I was getting confused at this point. I'd paid my money, gone up the ready-to-wet-my-pants-in-fear-gondola ride, and just when I thought it was all about to happen, we were standing around laughing at something, anything. Finally she said something that must have conveyed a sense of urgency to the rest of the group, and everyone started huddling out a side door. I followed, and felt an immense sense of disappointment. There seemed to be no real viewing area, and trees were obstructing an otherwise impressive view. I then noticed that I was the only person trying to take in this particular view, and the only one with a camera out (I'm in Japan people! That's gotta be weird). I turned around, and saw too mini-buses coming down the snow-covered road with treads on. I must have looked hilarously stupid! We had further to go, and it seems a gondola just wasn't going to do the trick.

I would have welcomed the Gondola's relative safety. This was crazy! Up we went on this slippery little windy road towards the top. For camera loving people, nobody seemed to understand that a flash was kind of a silly idea inside a glass box.

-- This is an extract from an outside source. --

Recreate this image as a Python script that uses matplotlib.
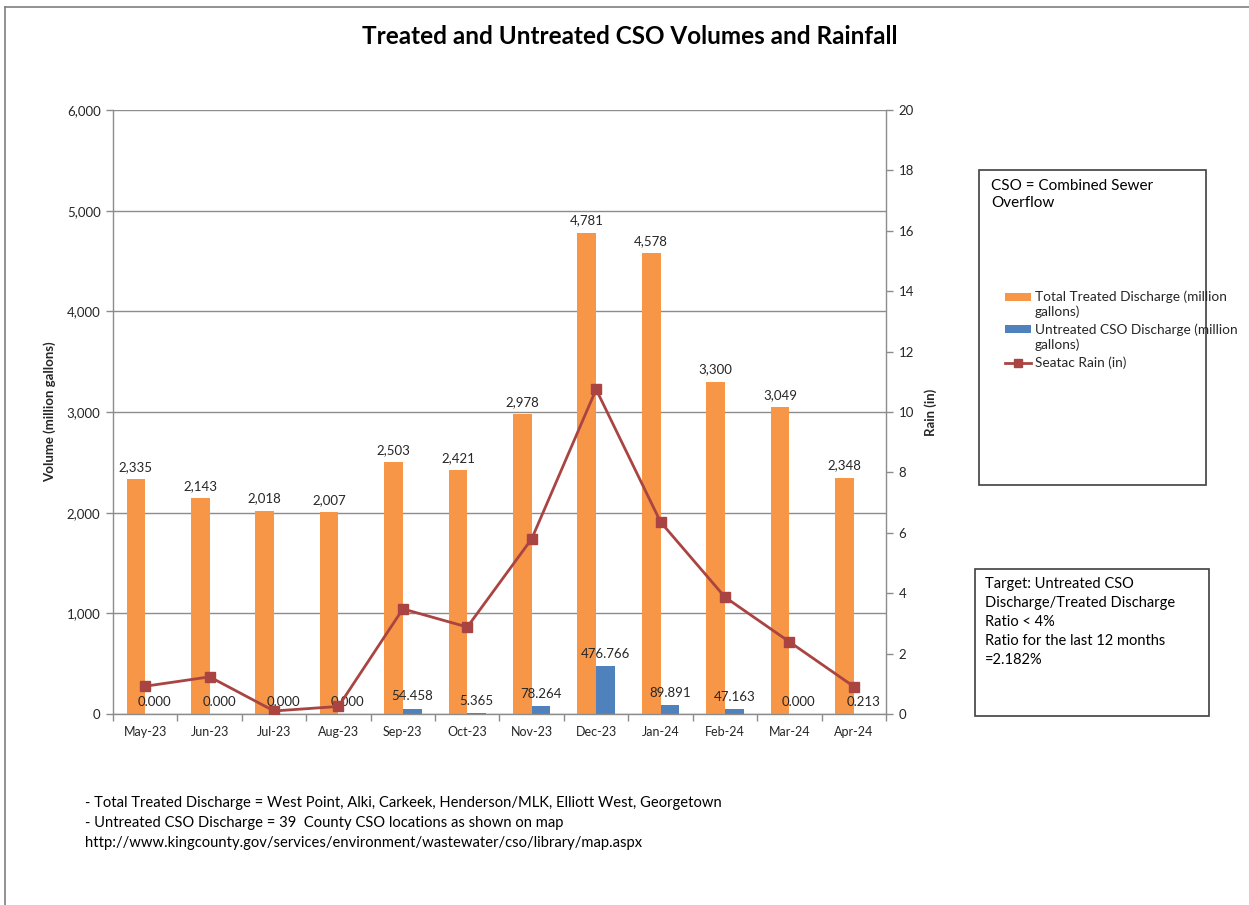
import matplotlib
matplotlib.use("Agg")
import matplotlib.pyplot as plt
from matplotlib.patches import Rectangle
from matplotlib.lines import Line2D
from matplotlib.ticker import FuncFormatter, MultipleLocator
import numpy as np

# ---------------- data ----------------
months = ["May-23", "Jun-23", "Jul-23", "Aug-23", "Sep-23", "Oct-23",
          "Nov-23", "Dec-23", "Jan-24", "Feb-24", "Mar-24", "Apr-24"]
treated = [2335, 2143, 2018, 2007, 2503, 2421, 2978, 4781, 4578, 3300, 3049, 2348]
untreated = [0.000, 0.000, 0.000, 0.000, 54.458, 5.365, 78.264, 476.766,
             89.891, 47.163, 0.000, 0.213]
rain = [0.92, 1.23, 0.10, 0.25, 3.48, 2.88, 5.80, 10.75, 6.36, 3.87, 2.39, 0.91]

series_names = ["Total Treated Discharge (million\ngallons)",
                "Untreated CSO Discharge (million\ngallons)",
                "Seatac Rain (in)"]
title = "Treated and Untreated CSO Volumes and Rainfall"
left_label = "Volume (million gallons)"
right_label = "Rain (in)"
box1_text = "CSO = Combined Sewer\nOverflow"
box2_text = ("Target: Untreated CSO\nDischarge/Treated Discharge\nRatio < 4%\n"
             "Ratio for the last 12 months\n=2.182%")
footer_lines = ["- Total Treated Discharge = West Point, Alki, Carkeek, Henderson/MLK, Elliott West, Georgetown",
                "- Untreated CSO Discharge = 39  County CSO locations as shown on map",
                "http://www.kingcounty.gov/services/environment/wastewater/cso/library/map.aspx"]

# ---------------- style ----------------
plt.rcParams['font.family'] = ['Lato', 'DejaVu Sans']
ORANGE = "#F79646"
BLUE = "#4F81BD"
RED = "#A94442"
GRID = "#8C8C8C"
TXT = "#262626"

W, H = 1249, 905
fig = plt.figure(figsize=(W / 100, H / 100), dpi=100)
fig.patch.set_facecolor("white")


def fx(px):
    return px / W


def fy(py):
    return 1 - py / H


# axes in pixel coords
L, R, T, B = 113, 886, 110, 714
ax = fig.add_axes([fx(L), fy(B), fx(R) - fx(L), fy(T) - fy(B)])
ax2 = ax.twinx()

x = np.arange(len(months))
bw = 0.29
b1 = ax.bar(x - bw / 2, treated, bw, color=ORANGE, zorder=2)
b2 = ax.bar(x + bw / 2, untreated, bw, color=BLUE, zorder=2)

for rect, v in zip(b1, treated):
    ax.annotate(f"{v:,.0f}", (rect.get_x() + rect.get_width() / 2, rect.get_height()),
                xytext=(0, 4.5), textcoords="offset points", ha="center", va="bottom",
                fontsize=9.5, color=TXT, zorder=3)
for rect, v in zip(b2, untreated):
    ax.annotate(f"{v:.3f}", (rect.get_x() + rect.get_width() / 2, rect.get_height()),
                xytext=(0, 4.5), textcoords="offset points", ha="center", va="bottom",
                fontsize=9.5, color=TXT, zorder=3)

ax2.plot(x, rain, color=RED, lw=2.0, marker="s", markersize=6.5, zorder=4)

ax.set_xlim(-0.5, len(months) - 0.5)
ax.set_ylim(0, 6000)
ax2.set_ylim(0, 20)
ax.yaxis.set_major_locator(MultipleLocator(1000))
ax.yaxis.set_major_formatter(FuncFormatter(lambda v, p: f"{v:,.0f}"))
ax2.yaxis.set_major_locator(MultipleLocator(2))

ax.set_xticks(x)
ax.set_xticklabels(months)
ax.set_xticks(np.arange(-0.5, len(months) + 0.5, 1), minor=True)
ax.tick_params(axis="x", which="major", length=0, pad=9, labelsize=9, labelcolor=TXT)
ax.tick_params(axis="x", which="minor", length=5, width=1, color=GRID, direction="out")
ax.tick_params(axis="y", length=5, width=1, color=GRID, pad=4, labelsize=9.5, labelcolor=TXT)
ax2.tick_params(axis="y", length=5, width=1, color=GRID, pad=4, labelsize=9.5, labelcolor=TXT)

ax.yaxis.grid(True, color=GRID, lw=1.0, zorder=0)
ax.set_axisbelow(True)
for a in (ax, ax2):
    for s in a.spines.values():
        s.set_color(GRID)
        s.set_linewidth(1.0)
    a.spines["top"].set_visible(False)
ax.spines["right"].set_visible(False)
ax2.spines["left"].set_visible(False)
ax2.spines["bottom"].set_visible(False)

ax.set_ylabel(left_label, fontsize=9.5, fontweight="bold", color=TXT)
ax.yaxis.set_label_coords(-0.073, 0.5)
ax2.set_ylabel(right_label, fontsize=9.5, fontweight="bold", color=TXT, rotation=90)
ax2.yaxis.set_label_coords(1.050, 0.5)

# title
fig.text(fx(630), fy(37), title, ha="center", va="center", fontsize=17.5,
         fontweight="bold", color="black")

# outer border (top and left edges)
fig.add_artist(Line2D([fx(5), fx(5)], [fy(7), 0], color="#7F7F7F", lw=1.2))
fig.add_artist(Line2D([fx(5), 1], [fy(7), fy(7)], color="#7F7F7F", lw=1.2))

# legend / info box 1
fig.add_artist(Rectangle((fx(979), fy(485)), fx(1206) - fx(979), fy(170) - fy(485),
                         fill=False, edgecolor="#404040", lw=1.2))
fig.text(fx(991), fy(179), box1_text, ha="left", va="top", fontsize=11,
         color="black", linespacing=1.25)

# legend entries
hx0, hx1, tx = 1005, 1031, 1035
fig.add_artist(Rectangle((fx(hx0), fy(301)), fx(hx1) - fx(hx0), fy(293) - fy(301),
                         facecolor=ORANGE, edgecolor="none"))
fig.text(fx(tx), fy(290), series_names[0], ha="left", va="top", fontsize=9.8,
         color=TXT, linespacing=1.3)
fig.add_artist(Rectangle((fx(hx0), fy(333)), fx(hx1) - fx(hx0), fy(325) - fy(333),
                         facecolor=BLUE, edgecolor="none"))
fig.text(fx(tx), fy(323), series_names[1], ha="left", va="top", fontsize=9.8,
         color=TXT, linespacing=1.3)
fig.add_artist(Line2D([fx(hx0), fx(hx1)], [fy(363), fy(363)], color=RED, lw=2.0))
fig.add_artist(Line2D([fx((hx0 + hx1) / 2)], [fy(363)], color=RED, marker="s",
                      markersize=6, lw=0))
fig.text(fx(tx), fy(356), series_names[2], ha="left", va="top", fontsize=9.8,
         color=TXT)

# box 2
fig.add_artist(Rectangle((fx(975), fy(716)), fx(1209) - fx(975), fy(569) - fy(716),
                         fill=False, edgecolor="#404040", lw=1.2))
fig.text(fx(985), fy(577), box2_text, ha="left", va="top", fontsize=10.5,
         color="black", linespacing=1.45)

# footer
for i, line in enumerate(footer_lines):
    fig.text(fx(85), fy(803 + 20 * i), line, ha="left", va="center", fontsize=10.6,
             color="black")

fig.savefig("out.png", dpi=100, facecolor="white")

Needless to say my earlier apprehension was not warranted. The view from the actual top of this lookout, at 513.03 meters (there was a sign) and just on the edge of Sapporo, I felt completely overwhelmed. Never have I seen anything quite as magnificent as this. Feeling refreshed and seeing a middle-aged couple taking a photo of themselves one at a time, I interrupted as politely as possible and offered to take a photo of them together. We continued our polite conversation in Japanese, talking about where I was from, and how to get the best shot. I felt totally energized by this exchange, which was quickly deminished when I went to the guy who was taking photos of people against the back drop and asked him to take one of me. He explained his little system in Japanese and made me feel like a total retard. I didn't understand anything. Nevertheless, a photo was taken and $6 later I had a nicely printed photo of me standing before Sapporo for my memory box :P

Sapporo is definitely a recommendation for anybody thinking of visiting Japan, but maybe if you don't plan on snowboarding or skiing, you should come around in May or June. The weather right now is incredibly cold. Snow still lines most of the streets, and the lakes in the parks are still mostly frozen over. I don't mind, of course, having never seen snow before in my life I still marvel at it and deliberately walk on it whenever possible, no matter how crazy I know I look to all the locals. Maybe that's why they avoid me in the streets...

Tomorrow, off to Sendai for the night and then an early morning trip on the bullet train to Tokyo!!! I'm very excited about that as I have about 5 friends there that I'm very anxious to catch up with. After nearly a week travelling alone, a warm conversation over a cold beer is just the thing I need.

Hope everyone is doing great, I miss you all very much!
Mike

1 comment:

Dougie said...

Mikey!

I'm loving your blog...pity I've only picked it up now.

Love Sapporo beer...would have been awesome to go there!